Scheduling is critical. Your ads should only run when someone can actually answer the phone. Running a call only campaign 24/7 sounds aggressive but usually leads to missed calls and poor performance data.

Finally, pay attention to conversion tracking. Make sure your call conversion settings reflect real lead quality, not just activity. A two second hang up should not be treated the same as a five minute conversation.

The Advantages of a Google Ads Call Only Campaign

The biggest advantage is speed. When they work, call only campaigns can generate leads faster than almost any other search format.

They also simplify the funnel. There is no landing page to optimize, no form to test, and no follow up email sequence. It is just search, tap, call.

For high intent services, this can lead to higher close rates. Talking to a real person builds trust quickly, especially for local businesses.

Another benefit is clarity. You know exactly what the user action is. If the phone is ringing, the campaign is doing its job.

The Disadvantages You Need to Watch For

Call only campaigns come with tradeoffs that are easy to underestimate.

Cost per lead is often higher. You are paying for direct access to a human conversation, and Google prices that accordingly.

Lead quality can also be inconsistent. Some callers are serious. Others misclick, get cold feet, or are simply shopping around. Without a website step, you lose a natural filter.

They also scale poorly in some industries. There are only so many people searching with immediate call intent at any given time. Once you capture that demand, growth plateaus quickly.

Finally, they require operational discipline. If your call handling is weak, these campaigns expose it fast.

How Call Only Campaigns Fit Into a Smart Google Ads Strategy

A Google Ads call only campaign should rarely stand alone. It works best when paired with standard search campaigns that allow users to visit your site first.

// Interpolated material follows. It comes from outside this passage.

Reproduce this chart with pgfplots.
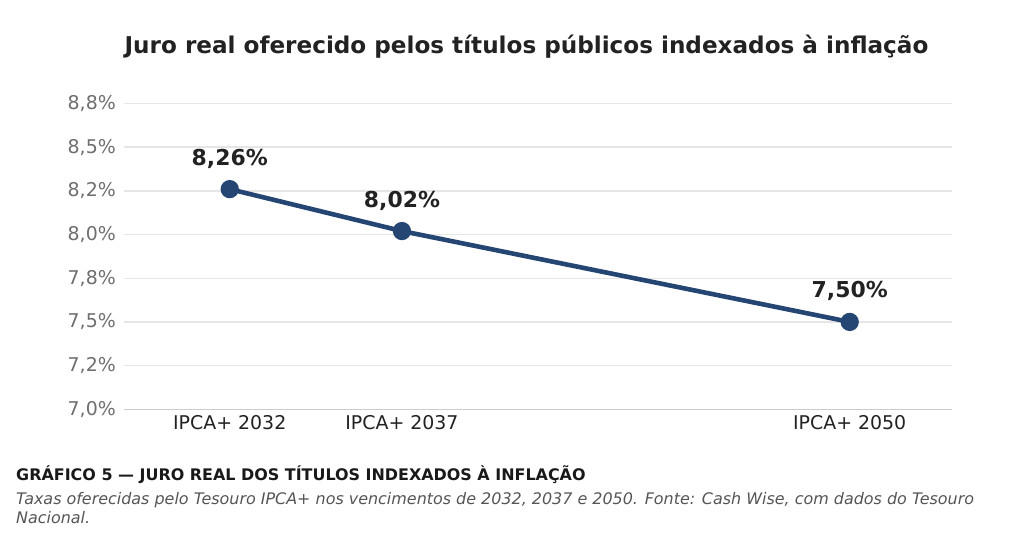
\documentclass[border=0pt]{standalone}
\usepackage{fontspec}
\setmainfont{DejaVu Sans}
\usepackage{pgfplots}
\pgfplotsset{compat=1.18}
\usepackage{pgfplotstable}
\definecolor{navy}{RGB}{37,69,115}
\definecolor{tickgray}{RGB}{110,110,110}
\definecolor{txt}{RGB}{34,34,34}
\definecolor{gridc}{RGB}{230,230,230}
\definecolor{spine}{RGB}{204,204,204}
\definecolor{capgray}{RGB}{85,85,85}
\pgfplotstableread{
x y lab
2032 8.26 {8,26\%}
2037 8.02 {8,02\%}
2050 7.50 {7,50\%}
}\datatable
\begin{document}
\begin{tikzpicture}
\path[use as bounding box] (0,0) rectangle (1024bp,-548bp);
\node[anchor=base, inner sep=0pt, font=\fontsize{23.2}{27}\selectfont\bfseries, text=txt] at (526.5bp,-53bp) {Juro real oferecido pelos títulos públicos indexados à inflação};
\begin{axis}[
  at={(124bp,-409.3bp)}, anchor=south west,
  scale only axis, width=828bp, height=305.8bp,
  xmin=2028.93, xmax=2052.97,
  ymin=7.0, ymax=8.75,
  axis x line*=bottom, axis y line*=left,
  x axis line style={draw=spine, line width=1.2bp, -},
  y axis line style={draw=none},
  ytick={7,7.25,7.5,7.75,8,8.25,8.5,8.75},
  yticklabels={{7,0\%},{7,2\%},{7,5\%},{7,8\%},{8,0\%},{8,2\%},{8,5\%},{8,8\%}},
  ymajorgrids, grid style={draw=gridc, line width=1.4bp},
  xtick={2032,2037,2050},
  xticklabels={IPCA+ 2032, IPCA+ 2037, IPCA+ 2050},
  major tick length=0pt,
  yticklabel style={font=\fontsize{19}{22}\selectfont, text=tickgray, inner sep=0pt, anchor=east, xshift=-8bp},
  xticklabel style={font=\fontsize{19}{22}\selectfont, text=txt, inner sep=0pt, anchor=north, yshift=-6bp},
  clip=false,
]
\addplot[navy, line width=4.6bp, mark=*, mark size=6.8bp,
  nodes near coords, point meta=explicit symbolic,
  every node near coord/.style={font=\fontsize{22}{26}\selectfont\bfseries, text=txt, anchor=base, inner sep=0pt, yshift=24bp}
] table[x=x, y=y, meta=lab] {\datatable};
\end{axis}
\node[anchor=base west, inner sep=0pt, font=\fontsize{16}{19}\selectfont\bfseries, text=black!90] at (16bp,-480bp) {GRÁFICO 5 — JURO REAL DOS TÍTULOS INDEXADOS À INFLAÇÃO};
\node[anchor=base west, inner sep=0pt, font=\fontsize{16}{19}\selectfont\itshape, text=capgray] at (16bp,-504bp) {Taxas oferecidas pelo Tesouro IPCA+ nos vencimentos de 2032, 2037 e 2050. Fonte: Cash Wise, com dados do Tesouro};
\node[anchor=base west, inner sep=0pt, font=\fontsize{16}{19}\selectfont\itshape, text=capgray] at (16bp,-523bp) {Nacional.};
\end{tikzpicture}
\end{document}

Think of call only campaigns as your bottom of funnel option. They catch the people who are ready to act now. Your other campaigns educate, build trust, and warm up everyone else.

Testing is key. Start small, watch call quality closely, and adjust when needed. If the calls are good, lean in. If not, pull back quickly.

Final Thoughts on the Google Ads Call Only Campaign

A Google Ads call only campaign is neither magic nor useless. It is a specialized tool built for specific situations.

If phone calls are your primary conversion, your team can answer consistently, and your keywords reflect high intent, this campaign type can perform extremely well. If those conditions are not true, it can quietly drain budget while delivering frustration.

Used intentionally and measured honestly, call only campaigns can be a strong addition to your Google Ads strategy. Just make sure you are solving the right problem before turning them on.